What is portal hypertension?
Portal hypertension is the build-up of pressure in the portal vein (the vein connecting the intestines and the liver). Normally, the pressure is low compared with the arterial pressure, but slightly above the pressure in the other veins in our body
system. The most common cause of portal hypertension and its clinical consequences is liver disease.
The portal vein connects the intestines and the liver, and supplies most of the liver's blood and oxygen. Portal hypertension, or high blood pressure in the portal vein results from the presence of scar tissue in a damaged liver.
The liver is located in the upper right-hand portion of the abdominal cavity, beneath the diaphragm and on top of the stomach, right kidney, and intestines. The liver, is a dark reddish-brown organ that weighs about three pounds and has multiple functions. The liver regulates most chemical levels in the blood and excretes a product called bile, which helps to break down fats, preparing them for further digestion and absorption. All of the blood leaving the stomach and intestines passes through the liver. The liver processes this blood and breaks down the nutrients and drugs in the blood into forms that are easier to use for the rest of the body. More than 500 vital functions have been identified with the liver.

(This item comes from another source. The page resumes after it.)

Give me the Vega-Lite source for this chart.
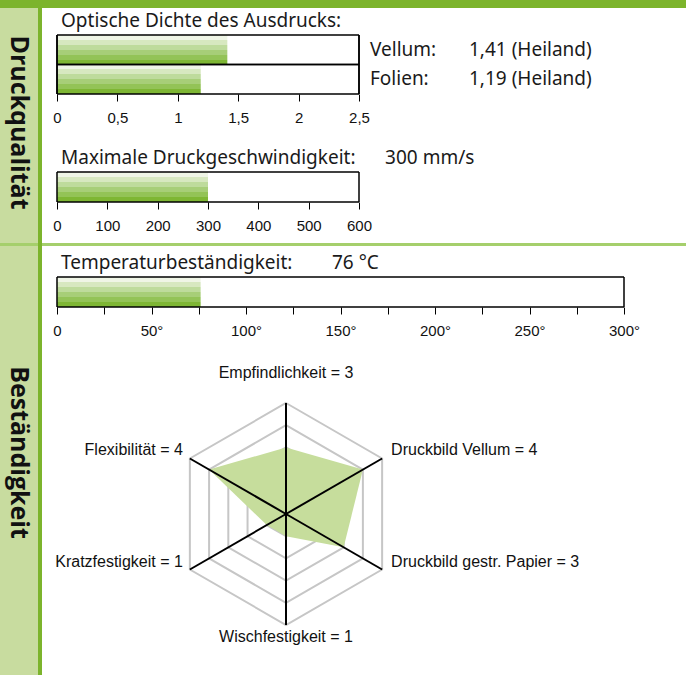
{
  "$schema": "https://vega.github.io/schema/vega-lite/v6.json",
  "padding": 0,
  "background": "white",
  "spacing": 0,
  "config": {
    "view": {"stroke": null},
    "font": "Noto Sans",
    "concat": {"spacing": 0},
    "axis": {
      "labelFont": "Liberation Sans",
      "labelFontSize": 15,
      "labelColor": "#111111",
      "tickColor": "black",
      "tickSize": 7,
      "tickWidth": 1,
      "domain": false,
      "grid": false,
      "labelPadding": 9,
      "labelFlush": false,
      "labelOverlap": false,
      "labelBound": false,
      "zindex": 1
    },
    "title": {
      "font": "Noto Sans",
      "fontSize": 19,
      "fontWeight": "normal",
      "color": "#1a1a1a",
      "anchor": "start",
      "frame": "group",
      "baseline": "alphabetic",
      "dx": 4
    }
  },
  "vconcat": [
    {"width": 686, "height": 8, "view": {"fill": "#7cb42c"}, "data": {"values": []}, "mark": "point"},
    {
      "hconcat": [
        {
          "width": 38, "height": 235, "view": {"fill": "#c8dc9f"},
          "data": {"values": [{"section": "Druckqualität"}]},
          "mark": {"type": "text", "angle": 90, "dx": -3, "font": "Open Sans", "fontWeight": "bold", "fontSize": 25, "color": "#111111", "align": "center", "baseline": "middle"},
          "encoding": {"text": {"field": "section"}}
        },
        {"width": 4, "height": 235, "view": {"fill": "#7cb42c"}, "data": {"values": []}, "mark": "point"},
        {"width": 10, "height": 235, "data": {"values": []}, "mark": "point"},
        {
          "vconcat": [
            {"width": 302, "height": 27, "data": {"values": []}, "mark": "point"},
            {
              "title": {"text": "Optische Dichte des Ausdrucks:", "offset": 3},
              "width": 302, "height": 59,
              "data": {"values": [
                {"medium": "Vellum", "density": 1.41, "note": "1,41 (Heiland)"},
                {"medium": "Folien", "density": 1.19, "note": "1,19 (Heiland)"}
              ]},
              "transform": [{"calculate": "datum.medium + ':'", "as": "mediumLabel"}],
              "layer": [
                {
                  "mark": {"type": "bar", "color": {"gradient": "linear", "x1": 0, "y1": 0, "x2": 0, "y2": 1, "stops": [
                    {"offset": 0, "color": "#eff5e6"}, {"offset": 0.166, "color": "#eff5e6"},
                    {"offset": 0.167, "color": "#d7e8c0"}, {"offset": 0.333, "color": "#d7e8c0"},
                    {"offset": 0.334, "color": "#bedb9c"}, {"offset": 0.5, "color": "#bedb9c"},
                    {"offset": 0.501, "color": "#a7ce78"}, {"offset": 0.666, "color": "#a7ce78"},
                    {"offset": 0.667, "color": "#93c357"}, {"offset": 0.833, "color": "#93c357"},
                    {"offset": 0.834, "color": "#7eb634"}, {"offset": 1, "color": "#7eb634"}]}},
                  "encoding": {
                    "x": {"field": "density", "type": "quantitative", "scale": {"domain": [0, 2.5], "nice": false},
                      "axis": {"title": null, "values": [0, 0.5, 1, 1.5, 2, 2.5], "format": "~g", "labelExpr": "replace(datum.label, '.', ',')"}},
                    "y": {"field": "medium", "type": "nominal", "sort": null, "scale": {"paddingInner": 0, "paddingOuter": 0}, "axis": null}
                  }
                },
                {"mark": {"type": "rule", "color": "black", "strokeWidth": 1.5}, "encoding": {"y": {"field": "medium", "type": "nominal", "sort": null, "bandPosition": 0, "axis": null}}},
                {"mark": {"type": "rule", "color": "black", "strokeWidth": 1.5}, "encoding": {"y": {"field": "medium", "type": "nominal", "sort": null, "bandPosition": 1, "axis": null}}},
                {"mark": {"type": "rule", "color": "black", "strokeWidth": 1.5}, "encoding": {"x": {"datum": 0}}},
                {"mark": {"type": "rule", "color": "black", "strokeWidth": 1.5}, "encoding": {"x": {"datum": 2.5}}},
                {
                  "mark": {"type": "text", "align": "left", "baseline": "middle", "dx": 11, "font": "Noto Sans", "fontSize": 19, "color": "#1a1a1a"},
                  "encoding": {"x": {"datum": 2.5}, "y": {"field": "medium", "type": "nominal", "sort": null, "axis": null}, "text": {"field": "mediumLabel"}}
                },
                {
                  "mark": {"type": "text", "align": "left", "baseline": "middle", "dx": 110, "font": "Noto Sans", "fontSize": 19, "color": "#1a1a1a"},
                  "encoding": {"x": {"datum": 2.5}, "y": {"field": "medium", "type": "nominal", "sort": null, "axis": null}, "text": {"field": "note"}}
                }
              ]
            },
            {"width": 302, "height": 78, "data": {"values": []}, "mark": "point"},
            {
              "title": {"text": "Maximale Druckgeschwindigkeit:\u00a0\u00a0\u00a0\u00a0\u00a0\u00a0300 mm/s", "offset": 3},
              "width": 302, "height": 30,
              "data": {"values": [{"metric": "Druckgeschwindigkeit", "speed": 300}]},
              "layer": [
                {
                  "mark": {"type": "bar", "color": {"gradient": "linear", "x1": 0, "y1": 0, "x2": 0, "y2": 1, "stops": [
                    {"offset": 0, "color": "#eff5e6"}, {"offset": 0.166, "color": "#eff5e6"},
                    {"offset": 0.167, "color": "#d7e8c0"}, {"offset": 0.333, "color": "#d7e8c0"},
                    {"offset": 0.334, "color": "#bedb9c"}, {"offset": 0.5, "color": "#bedb9c"},
                    {"offset": 0.501, "color": "#a7ce78"}, {"offset": 0.666, "color": "#a7ce78"},
                    {"offset": 0.667, "color": "#93c357"}, {"offset": 0.833, "color": "#93c357"},
                    {"offset": 0.834, "color": "#7eb634"}, {"offset": 1, "color": "#7eb634"}]}},
                  "encoding": {
                    "x": {"field": "speed", "type": "quantitative", "scale": {"domain": [0, 600], "nice": false},
                      "axis": {"title": null, "values": [0, 100, 200, 300, 400, 500, 600], "format": "d"}},
                    "y": {"field": "metric", "type": "nominal", "scale": {"paddingInner": 0, "paddingOuter": 0}, "axis": null}
                  }
                },
                {"mark": {"type": "rule", "color": "black", "strokeWidth": 1.5}, "encoding": {"y": {"field": "metric", "type": "nominal", "bandPosition": 0, "axis": null}}},
                {"mark": {"type": "rule", "color": "black", "strokeWidth": 1.5}, "encoding": {"y": {"field": "metric", "type": "nominal", "bandPosition": 1, "axis": null}}},
                {"mark": {"type": "rule", "color": "black", "strokeWidth": 1.5}, "encoding": {"x": {"datum": 0}}},
                {"mark": {"type": "rule", "color": "black", "strokeWidth": 1.5}, "encoding": {"x": {"datum": 600}}}
              ]
            }
          ],
          "spacing": 0,
          "bounds": "flush"
        }
      ],
      "spacing": 0
    },
    {
      "hconcat": [
        {"width": 38, "height": 3, "view": {"fill": "#a5cf6c"}, "data": {"values": []}, "mark": "point"},
        {"width": 4, "height": 3, "view": {"fill": "#7cb42c"}, "data": {"values": []}, "mark": "point"},
        {"width": 644, "height": 3, "view": {"fill": "#a5cf6c"}, "data": {"values": []}, "mark": "point"}
      ],
      "spacing": 0
    },
    {
      "hconcat": [
        {
          "width": 38, "height": 429, "view": {"fill": "#c8dc9f"},
          "data": {"values": [{"section": "Beständigkeit"}]},
          "mark": {"type": "text", "angle": 90, "dx": -8, "font": "Open Sans", "fontWeight": "bold", "fontSize": 25, "color": "#111111", "align": "center", "baseline": "middle"},
          "encoding": {"text": {"field": "section"}}
        },
        {"width": 4, "height": 429, "view": {"fill": "#7cb42c"}, "data": {"values": []}, "mark": "point"},
        {"width": 10, "height": 429, "data": {"values": []}, "mark": "point"},
        {
          "vconcat": [
            {"width": 567, "height": 31, "data": {"values": []}, "mark": "point"},
            {
              "title": {"text": "Temperaturbeständigkeit:\u00a0\u00a0\u00a0\u00a0\u00a0\u00a0\u00a0\u00a076 °C", "offset": 3},
              "width": 567, "height": 30,
              "data": {"values": [{"metric": "Temperatur", "celsius": 76}]},
              "layer": [
                {
                  "mark": {"type": "bar", "color": {"gradient": "linear", "x1": 0, "y1": 0, "x2": 0, "y2": 1, "stops": [
                    {"offset": 0, "color": "#eff5e6"}, {"offset": 0.166, "color": "#eff5e6"},
                    {"offset": 0.167, "color": "#d7e8c0"}, {"offset": 0.333, "color": "#d7e8c0"},
                    {"offset": 0.334, "color": "#bedb9c"}, {"offset": 0.5, "color": "#bedb9c"},
                    {"offset": 0.501, "color": "#a7ce78"}, {"offset": 0.666, "color": "#a7ce78"},
                    {"offset": 0.667, "color": "#93c357"}, {"offset": 0.833, "color": "#93c357"},
                    {"offset": 0.834, "color": "#7eb634"}, {"offset": 1, "color": "#7eb634"}]}},
                  "encoding": {
                    "x": {"field": "celsius", "type": "quantitative", "scale": {"domain": [0, 300], "nice": false},
                      "axis": {"title": null, "values": [0, 25, 50, 75, 100, 125, 150, 175, 200, 225, 250, 275, 300], "format": "d",
                        "labelExpr": "datum.value % 50 != 0 ? '' : (datum.value == 0 ? '0' : datum.label + '°')"}},
                    "y": {"field": "metric", "type": "nominal", "scale": {"paddingInner": 0, "paddingOuter": 0}, "axis": null}
                  }
                },
                {"mark": {"type": "rule", "color": "black", "strokeWidth": 1.5}, "encoding": {"y": {"field": "metric", "type": "nominal", "bandPosition": 0, "axis": null}}},
                {"mark": {"type": "rule", "color": "black", "strokeWidth": 1.5}, "encoding": {"y": {"field": "metric", "type": "nominal", "bandPosition": 1, "axis": null}}},
                {"mark": {"type": "rule", "color": "black", "strokeWidth": 1.5}, "encoding": {"x": {"datum": 0}}},
                {"mark": {"type": "rule", "color": "black", "strokeWidth": 1.5}, "encoding": {"x": {"datum": 300}}}
              ]
            },
            {"width": 567, "height": 46, "data": {"values": []}, "mark": "point"},
            {
              "width": 440, "height": 320,
              "data": {"values": [
                {"criterion": "Empfindlichkeit", "score": 3, "pos": 0},
                {"criterion": "Druckbild Vellum", "score": 4, "pos": 1},
                {"criterion": "Druckbild gestr. Papier", "score": 3, "pos": 2},
                {"criterion": "Wischfestigkeit", "score": 1, "pos": 3},
                {"criterion": "Kratzfestigkeit", "score": 1, "pos": 4},
                {"criterion": "Flexibilität", "score": 4, "pos": 5}
              ]},
              "transform": [
                {"calculate": "datum.score * sin(datum.pos * PI / 3)", "as": "px"},
                {"calculate": "datum.score * cos(datum.pos * PI / 3)", "as": "py"},
                {"calculate": "5 * sin(datum.pos * PI / 3)", "as": "ox"},
                {"calculate": "5 * cos(datum.pos * PI / 3)", "as": "oy"},
                {"calculate": "datum.criterion + ' = ' + datum.score", "as": "caption"}
              ],
              "layer": [
                {
                  "data": {"values": [
                    {"level": 1, "pos": 0}, {"level": 1, "pos": 1}, {"level": 1, "pos": 2}, {"level": 1, "pos": 3}, {"level": 1, "pos": 4}, {"level": 1, "pos": 5},
                    {"level": 2, "pos": 0}, {"level": 2, "pos": 1}, {"level": 2, "pos": 2}, {"level": 2, "pos": 3}, {"level": 2, "pos": 4}, {"level": 2, "pos": 5},
                    {"level": 3, "pos": 0}, {"level": 3, "pos": 1}, {"level": 3, "pos": 2}, {"level": 3, "pos": 3}, {"level": 3, "pos": 4}, {"level": 3, "pos": 5},
                    {"level": 4, "pos": 0}, {"level": 4, "pos": 1}, {"level": 4, "pos": 2}, {"level": 4, "pos": 3}, {"level": 4, "pos": 4}, {"level": 4, "pos": 5},
                    {"level": 5, "pos": 0}, {"level": 5, "pos": 1}, {"level": 5, "pos": 2}, {"level": 5, "pos": 3}, {"level": 5, "pos": 4}, {"level": 5, "pos": 5}
                  ]},
                  "transform": [
                    {"calculate": "datum.level * sin(datum.pos * PI / 3)", "as": "px"},
                    {"calculate": "datum.level * cos(datum.pos * PI / 3)", "as": "py"}
                  ],
                  "mark": {"type": "line", "interpolate": "linear-closed", "color": "#c6c6c6", "strokeWidth": 2},
                  "encoding": {
                    "x": {"field": "px", "type": "quantitative", "scale": {"domain": [-10.315, 9.505], "nice": false, "zero": false}, "axis": null},
                    "y": {"field": "py", "type": "quantitative", "scale": {"domain": [-7.162, 7.252], "nice": false, "zero": false}, "axis": null},
                    "detail": {"field": "level"},
                    "order": {"field": "pos"}
                  }
                },
                {
                  "mark": {"type": "line", "interpolate": "linear-closed", "fill": "#c6dd9c", "stroke": null},
                  "encoding": {
                    "x": {"field": "px", "type": "quantitative"},
                    "y": {"field": "py", "type": "quantitative"},
                    "order": {"field": "pos"}
                  }
                },
                {
                  "mark": {"type": "rule", "color": "black", "strokeWidth": 2},
                  "encoding": {
                    "x": {"field": "ox", "type": "quantitative"},
                    "y": {"field": "oy", "type": "quantitative"},
                    "x2": {"datum": 0},
                    "y2": {"datum": 0}
                  }
                },
                {
                  "transform": [{"filter": "datum.pos == 0"}],
                  "mark": {"type": "text", "align": "center", "baseline": "middle", "dy": -30, "font": "Liberation Sans", "fontSize": 16, "color": "#111111"},
                  "encoding": {"x": {"field": "ox", "type": "quantitative"}, "y": {"field": "oy", "type": "quantitative"}, "text": {"field": "caption"}}
                },
                {
                  "transform": [{"filter": "datum.pos == 3"}],
                  "mark": {"type": "text", "align": "center", "baseline": "middle", "dy": 12, "font": "Liberation Sans", "fontSize": 16, "color": "#111111"},
                  "encoding": {"x": {"field": "ox", "type": "quantitative"}, "y": {"field": "oy", "type": "quantitative"}, "text": {"field": "caption"}}
                },
                {
                  "transform": [{"filter": "datum.pos == 1 || datum.pos == 2"}],
                  "mark": {"type": "text", "align": "left", "baseline": "middle", "dx": 9, "dy": -8, "font": "Liberation Sans", "fontSize": 16, "color": "#111111"},
                  "encoding": {"x": {"field": "ox", "type": "quantitative"}, "y": {"field": "oy", "type": "quantitative"}, "text": {"field": "caption"}}
                },
                {
                  "transform": [{"filter": "datum.pos == 4 || datum.pos == 5"}],
                  "mark": {"type": "text", "align": "right", "baseline": "middle", "dx": -7, "dy": -8, "font": "Liberation Sans", "fontSize": 16, "color": "#111111"},
                  "encoding": {"x": {"field": "ox", "type": "quantitative"}, "y": {"field": "oy", "type": "quantitative"}, "text": {"field": "caption"}}
                }
              ]
            }
          ],
          "spacing": 0,
          "bounds": "flush"
        }
      ],
      "spacing": 0
    }
  ]
}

When a liver becomes damaged, scar tissue replaces dead liver cells and interrupts normal blood flow. This causes blood to back up into the portal vein and increases the blood pressure there as the blood finds alternate routes back to the heart and lungs, usually by forcing its way into the tiny veins of the esophagus and stomach. The fragile blood vessels of the esophagus and stomach become so stretched by the extra blood flow that they are susceptible to breaking. At this point they are referred to as varices. Although they can appear anywhere in the abdominal area, the varices at the base of the esophagus are the most likely to burst and bleed.